MATERIAL PROVIDED:
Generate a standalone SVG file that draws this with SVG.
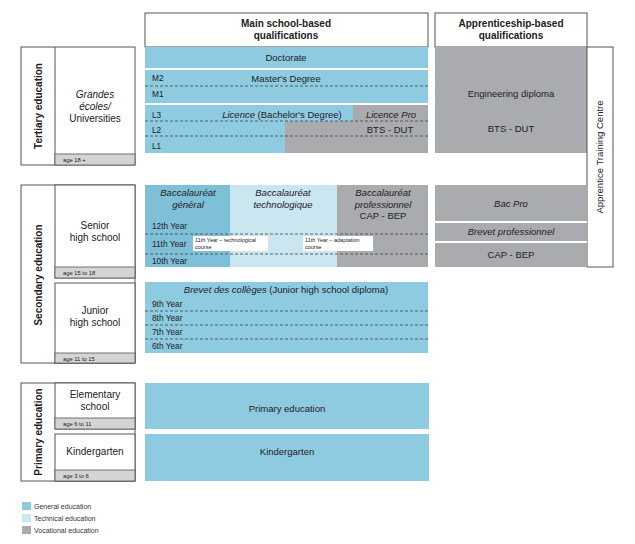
<svg xmlns="http://www.w3.org/2000/svg" width="635" height="544" viewBox="0 0 635 544">
<defs>
<style>
text{font-family:"Liberation Sans",Arial,sans-serif;fill:#222;}
.gen{fill:#8ecae0;}
.gen2{fill:#7fc0d9;}
.tech{fill:#c9e6f1;}
.voc{fill:#a9abae;}
.age{fill:#d2d4d6;stroke:#555;stroke-width:0.8;}
.box{fill:#fff;stroke:#555;stroke-width:1;}
.dash{stroke:#444;stroke-width:0.8;stroke-dasharray:3 2;fill:none;}
.wl{stroke:#fff;stroke-width:2;}
.h{font-size:10px;font-weight:bold;text-anchor:middle;}
.c{font-size:9.5px;text-anchor:middle;}
.ci{font-size:9.5px;text-anchor:middle;font-style:italic;}
.l{font-size:10px;text-anchor:middle;}
.li{font-size:10px;text-anchor:middle;font-style:italic;}
.r{font-size:8.3px;}
.a{font-size:5.8px;}
.s{font-size:5.5px;}
.v{font-size:10px;font-weight:bold;text-anchor:middle;}
.lg{font-size:7px;fill:#333;}
</style>
</defs>
<rect width="635" height="544" fill="#fff"/>

<g id="headers">
<rect class="box" x="145" y="13" width="283" height="34"/>
<text class="h" x="286" y="27">Main school-based</text>
<text class="h" x="286" y="39">qualifications</text>
<rect class="box" x="435" y="13" width="152" height="34"/>
<text class="h" x="511" y="27">Apprenticeship-based</text>
<text class="h" x="511" y="39">qualifications</text>
</g>

<g id="tertiary-label">
<rect class="box" x="21" y="47" width="114" height="118"/>
<line x1="55" y1="47" x2="55" y2="165" stroke="#555" stroke-width="1"/>
<rect class="age" x="55" y="154" width="80" height="11"/>
<text class="v" transform="translate(42,106) rotate(-90)">Tertiary education</text>
<text class="li" x="95" y="98">Grandes</text>
<text class="li" x="95" y="110">écoles/</text>
<text class="l" x="95" y="122">Universities</text>
<text class="a" x="63" y="162">age 18 +</text>
</g>

<g id="tertiary-main">
<rect class="gen" x="145" y="47" width="283" height="21"/>
<text class="c" x="286" y="61">Doctorate</text>
<rect class="gen" x="145" y="70" width="283" height="33"/>
<line class="dash" x1="145" y1="86" x2="428" y2="86"/>
<text class="r" x="152" y="81">M2</text>
<text class="r" x="152" y="97">M1</text>
<text class="c" x="286" y="82">Master's Degree</text>
<rect class="gen" x="145" y="105" width="283" height="48"/>
<rect class="voc" x="353" y="105" width="75" height="16"/>
<rect class="voc" x="285" y="121" width="143" height="32"/>
<line class="dash" x1="145" y1="121" x2="428" y2="121"/>
<line class="dash" x1="145" y1="136" x2="428" y2="136"/>
<text class="r" x="152" y="118">L3</text>
<text class="r" x="152" y="133">L2</text>
<text class="r" x="152" y="149">L1</text>
<text class="c" x="282" y="118"><tspan font-style="italic">Licence</tspan> (Bachelor's Degree)</text>
<text class="ci" x="391" y="118">Licence Pro</text>
<text class="c" x="390" y="133">BTS - DUT</text>
</g>

<g id="tertiary-apprentice">
<rect class="voc" x="435" y="47" width="152" height="106"/>
<text class="c" x="511" y="97">Engineering diploma</text>
<text class="c" x="511" y="132">BTS - DUT</text>
</g>

<g id="apprentice-centre">
<rect class="box" x="587" y="47" width="26" height="220"/>
<text class="c" transform="translate(603,157) rotate(-90)">Apprentice Training Centre</text>
</g>

<g id="secondary-label">
<rect class="box" x="21" y="185" width="114" height="178"/>
<rect class="box" x="55" y="185" width="80" height="93"/>
<rect class="age" x="55" y="267" width="80" height="11"/>
<rect class="box" x="55" y="283" width="80" height="80"/>
<rect class="age" x="55" y="353" width="80" height="10"/>
<text class="v" transform="translate(42,275) rotate(-90)">Secondary education</text>
<text class="l" x="95" y="229">Senior</text>
<text class="l" x="95" y="241">high school</text>
<text class="a" x="63" y="275">age 15 to 18</text>
<text class="l" x="95" y="314">Junior</text>
<text class="l" x="95" y="326">high school</text>
<text class="a" x="63" y="361">age 11 to 15</text>
</g>

<g id="senior-main">
<rect class="gen2" x="145" y="185" width="85" height="82"/>
<rect class="tech" x="230" y="185" width="107" height="82"/>
<rect class="voc" x="337" y="185" width="91" height="82"/>
<line class="dash" x1="145" y1="234" x2="428" y2="234"/>
<line class="dash" x1="145" y1="254" x2="428" y2="254"/>
<text class="ci" x="188" y="196">Baccalauréat</text>
<text class="ci" x="188" y="208">général</text>
<text class="ci" x="283" y="196">Baccalauréat</text>
<text class="ci" x="283" y="208">technologique</text>
<text class="ci" x="383" y="196">Baccalauréat</text>
<text class="ci" x="383" y="208">professionnel</text>
<text class="c" x="383" y="219">CAP - BEP</text>
<text class="r" x="152" y="229">12th Year</text>
<text class="r" x="152" y="247">11th Year</text>
<text class="r" x="152" y="264">10th Year</text>
<rect x="193" y="236" width="75" height="15" fill="#fff"/>
<text class="s" x="195" y="242">11th Year – technological</text>
<text class="s" x="195" y="249">course</text>
<rect x="303" y="236" width="70" height="15" fill="#fff"/>
<text class="s" x="305" y="242">11th Year – adaptation</text>
<text class="s" x="305" y="249">course</text>
</g>

<g id="senior-apprentice">
<rect class="voc" x="435" y="185" width="152" height="82"/>
<line class="wl" x1="435" y1="222" x2="587" y2="222"/>
<line class="wl" x1="435" y1="242" x2="587" y2="242"/>
<text class="ci" x="511" y="207">Bac Pro</text>
<text class="ci" x="511" y="235">Brevet professionnel</text>
<text class="c" x="511" y="258">CAP - BEP</text>
</g>

<g id="junior-main">
<rect class="gen" x="145" y="282" width="283" height="71"/>
<line class="dash" x1="145" y1="311" x2="428" y2="311"/>
<line class="dash" x1="145" y1="325" x2="428" y2="325"/>
<line class="dash" x1="145" y1="339" x2="428" y2="339"/>
<text class="c" x="286" y="293"><tspan font-style="italic">Brevet des collèges</tspan> (Junior high school diploma)</text>
<text class="r" x="152" y="307">9th Year</text>
<text class="r" x="152" y="321">8th Year</text>
<text class="r" x="152" y="335">7th Year</text>
<text class="r" x="152" y="349">6th Year</text>
</g>

<g id="primary-label">
<rect class="box" x="21" y="383" width="114" height="98"/>
<rect class="box" x="55" y="383" width="80" height="46"/>
<rect class="age" x="55" y="418" width="80" height="11"/>
<rect class="box" x="55" y="434" width="80" height="47"/>
<rect class="age" x="55" y="470" width="80" height="11"/>
<text class="v" transform="translate(42,432) rotate(-90)">Primary education</text>
<text class="l" x="95" y="398">Elementary</text>
<text class="l" x="95" y="410">school</text>
<text class="a" x="63" y="426">age 6 to 11</text>
<text class="l" x="95" y="455">Kindergarten</text>
<text class="a" x="63" y="478">age 3 to 6</text>
</g>

<g id="primary-main">
<rect class="gen" x="145" y="383" width="284" height="46"/>
<text class="c" x="287" y="412">Primary education</text>
<rect class="gen" x="145" y="434" width="284" height="47"/>
<text class="c" x="287" y="455">Kindergarten</text>
</g>

<g id="legend">
<rect class="gen" x="22" y="502" width="9" height="8"/>
<text class="lg" x="34" y="509">General education</text>
<rect class="tech" x="22" y="514" width="9" height="8"/>
<text class="lg" x="34" y="521">Technical education</text>
<rect class="voc" x="22" y="526" width="9" height="8"/>
<text class="lg" x="34" y="533">Vocational education</text>
</g>

<g id="connectors"/>
</svg>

GIVEN EXERCISE:
From the listing, extract all text exactly as given and drop any picture.

COMPLETED TASK:
Generate a standalone SVG file that draws this with SVG.
<svg xmlns="http://www.w3.org/2000/svg" width="635" height="544" viewBox="0 0 635 544">
<defs>
<style>
text{font-family:"Liberation Sans",Arial,sans-serif;fill:#222;}
.gen{fill:#8ecae0;}
.gen2{fill:#7fc0d9;}
.tech{fill:#c9e6f1;}
.voc{fill:#a9abae;}
.age{fill:#d2d4d6;stroke:#555;stroke-width:0.8;}
.box{fill:#fff;stroke:#555;stroke-width:1;}
.dash{stroke:#444;stroke-width:0.8;stroke-dasharray:3 2;fill:none;}
.wl{stroke:#fff;stroke-width:2;}
.h{font-size:10px;font-weight:bold;text-anchor:middle;}
.c{font-size:9.5px;text-anchor:middle;}
.ci{font-size:9.5px;text-anchor:middle;font-style:italic;}
.l{font-size:10px;text-anchor:middle;}
.li{font-size:10px;text-anchor:middle;font-style:italic;}
.r{font-size:8.3px;}
.a{font-size:5.8px;}
.s{font-size:5.5px;}
.v{font-size:10px;font-weight:bold;text-anchor:middle;}
.lg{font-size:7px;fill:#333;}
</style>
</defs>
<rect width="635" height="544" fill="#fff"/>

<g id="headers">
<rect class="box" x="145" y="13" width="283" height="34"/>
<text class="h" x="286" y="27">Main school-based</text>
<text class="h" x="286" y="39">qualifications</text>
<rect class="box" x="435" y="13" width="152" height="34"/>
<text class="h" x="511" y="27">Apprenticeship-based</text>
<text class="h" x="511" y="39">qualifications</text>
</g>

<g id="tertiary-label">
<rect class="box" x="21" y="47" width="114" height="118"/>
<line x1="55" y1="47" x2="55" y2="165" stroke="#555" stroke-width="1"/>
<rect class="age" x="55" y="154" width="80" height="11"/>
<text class="v" transform="translate(42,106) rotate(-90)">Tertiary education</text>
<text class="li" x="95" y="98">Grandes</text>
<text class="li" x="95" y="110">écoles/</text>
<text class="l" x="95" y="122">Universities</text>
<text class="a" x="63" y="162">age 18 +</text>
</g>

<g id="tertiary-main">
<rect class="gen" x="145" y="47" width="283" height="21"/>
<text class="c" x="286" y="61">Doctorate</text>
<rect class="gen" x="145" y="70" width="283" height="33"/>
<line class="dash" x1="145" y1="86" x2="428" y2="86"/>
<text class="r" x="152" y="81">M2</text>
<text class="r" x="152" y="97">M1</text>
<text class="c" x="286" y="82">Master's Degree</text>
<rect class="gen" x="145" y="105" width="283" height="48"/>
<rect class="voc" x="353" y="105" width="75" height="16"/>
<rect class="voc" x="285" y="121" width="143" height="32"/>
<line class="dash" x1="145" y1="121" x2="428" y2="121"/>
<line class="dash" x1="145" y1="136" x2="428" y2="136"/>
<text class="r" x="152" y="118">L3</text>
<text class="r" x="152" y="133">L2</text>
<text class="r" x="152" y="149">L1</text>
<text class="c" x="282" y="118"><tspan font-style="italic">Licence</tspan> (Bachelor's Degree)</text>
<text class="ci" x="391" y="118">Licence Pro</text>
<text class="c" x="390" y="133">BTS - DUT</text>
</g>

<g id="tertiary-apprentice">
<rect class="voc" x="435" y="47" width="152" height="106"/>
<text class="c" x="511" y="97">Engineering diploma</text>
<text class="c" x="511" y="132">BTS - DUT</text>
</g>

<g id="apprentice-centre">
<rect class="box" x="587" y="47" width="26" height="220"/>
<text class="c" transform="translate(603,157) rotate(-90)">Apprentice Training Centre</text>
</g>

<g id="secondary-label">
<rect class="box" x="21" y="185" width="114" height="178"/>
<rect class="box" x="55" y="185" width="80" height="93"/>
<rect class="age" x="55" y="267" width="80" height="11"/>
<rect class="box" x="55" y="283" width="80" height="80"/>
<rect class="age" x="55" y="353" width="80" height="10"/>
<text class="v" transform="translate(42,275) rotate(-90)">Secondary education</text>
<text class="l" x="95" y="229">Senior</text>
<text class="l" x="95" y="241">high school</text>
<text class="a" x="63" y="275">age 15 to 18</text>
<text class="l" x="95" y="314">Junior</text>
<text class="l" x="95" y="326">high school</text>
<text class="a" x="63" y="361">age 11 to 15</text>
</g>

<g id="senior-main">
<rect class="gen2" x="145" y="185" width="85" height="82"/>
<rect class="tech" x="230" y="185" width="107" height="82"/>
<rect class="voc" x="337" y="185" width="91" height="82"/>
<line class="dash" x1="145" y1="234" x2="428" y2="234"/>
<line class="dash" x1="145" y1="254" x2="428" y2="254"/>
<text class="ci" x="188" y="196">Baccalauréat</text>
<text class="ci" x="188" y="208">général</text>
<text class="ci" x="283" y="196">Baccalauréat</text>
<text class="ci" x="283" y="208">technologique</text>
<text class="ci" x="383" y="196">Baccalauréat</text>
<text class="ci" x="383" y="208">professionnel</text>
<text class="c" x="383" y="219">CAP - BEP</text>
<text class="r" x="152" y="229">12th Year</text>
<text class="r" x="152" y="247">11th Year</text>
<text class="r" x="152" y="264">10th Year</text>
<rect x="193" y="236" width="75" height="15" fill="#fff"/>
<text class="s" x="195" y="242">11th Year – technological</text>
<text class="s" x="195" y="249">course</text>
<rect x="303" y="236" width="70" height="15" fill="#fff"/>
<text class="s" x="305" y="242">11th Year – adaptation</text>
<text class="s" x="305" y="249">course</text>
</g>

<g id="senior-apprentice">
<rect class="voc" x="435" y="185" width="152" height="82"/>
<line class="wl" x1="435" y1="222" x2="587" y2="222"/>
<line class="wl" x1="435" y1="242" x2="587" y2="242"/>
<text class="ci" x="511" y="207">Bac Pro</text>
<text class="ci" x="511" y="235">Brevet professionnel</text>
<text class="c" x="511" y="258">CAP - BEP</text>
</g>

<g id="junior-main">
<rect class="gen" x="145" y="282" width="283" height="71"/>
<line class="dash" x1="145" y1="311" x2="428" y2="311"/>
<line class="dash" x1="145" y1="325" x2="428" y2="325"/>
<line class="dash" x1="145" y1="339" x2="428" y2="339"/>
<text class="c" x="286" y="293"><tspan font-style="italic">Brevet des collèges</tspan> (Junior high school diploma)</text>
<text class="r" x="152" y="307">9th Year</text>
<text class="r" x="152" y="321">8th Year</text>
<text class="r" x="152" y="335">7th Year</text>
<text class="r" x="152" y="349">6th Year</text>
</g>

<g id="primary-label">
<rect class="box" x="21" y="383" width="114" height="98"/>
<rect class="box" x="55" y="383" width="80" height="46"/>
<rect class="age" x="55" y="418" width="80" height="11"/>
<rect class="box" x="55" y="434" width="80" height="47"/>
<rect class="age" x="55" y="470" width="80" height="11"/>
<text class="v" transform="translate(42,432) rotate(-90)">Primary education</text>
<text class="l" x="95" y="398">Elementary</text>
<text class="l" x="95" y="410">school</text>
<text class="a" x="63" y="426">age 6 to 11</text>
<text class="l" x="95" y="455">Kindergarten</text>
<text class="a" x="63" y="478">age 3 to 6</text>
</g>

<g id="primary-main">
<rect class="gen" x="145" y="383" width="284" height="46"/>
<text class="c" x="287" y="412">Primary education</text>
<rect class="gen" x="145" y="434" width="284" height="47"/>
<text class="c" x="287" y="455">Kindergarten</text>
</g>

<g id="legend">
<rect class="gen" x="22" y="502" width="9" height="8"/>
<text class="lg" x="34" y="509">General education</text>
<rect class="tech" x="22" y="514" width="9" height="8"/>
<text class="lg" x="34" y="521">Technical education</text>
<rect class="voc" x="22" y="526" width="9" height="8"/>
<text class="lg" x="34" y="533">Vocational education</text>
</g>

<g id="connectors"/>
</svg>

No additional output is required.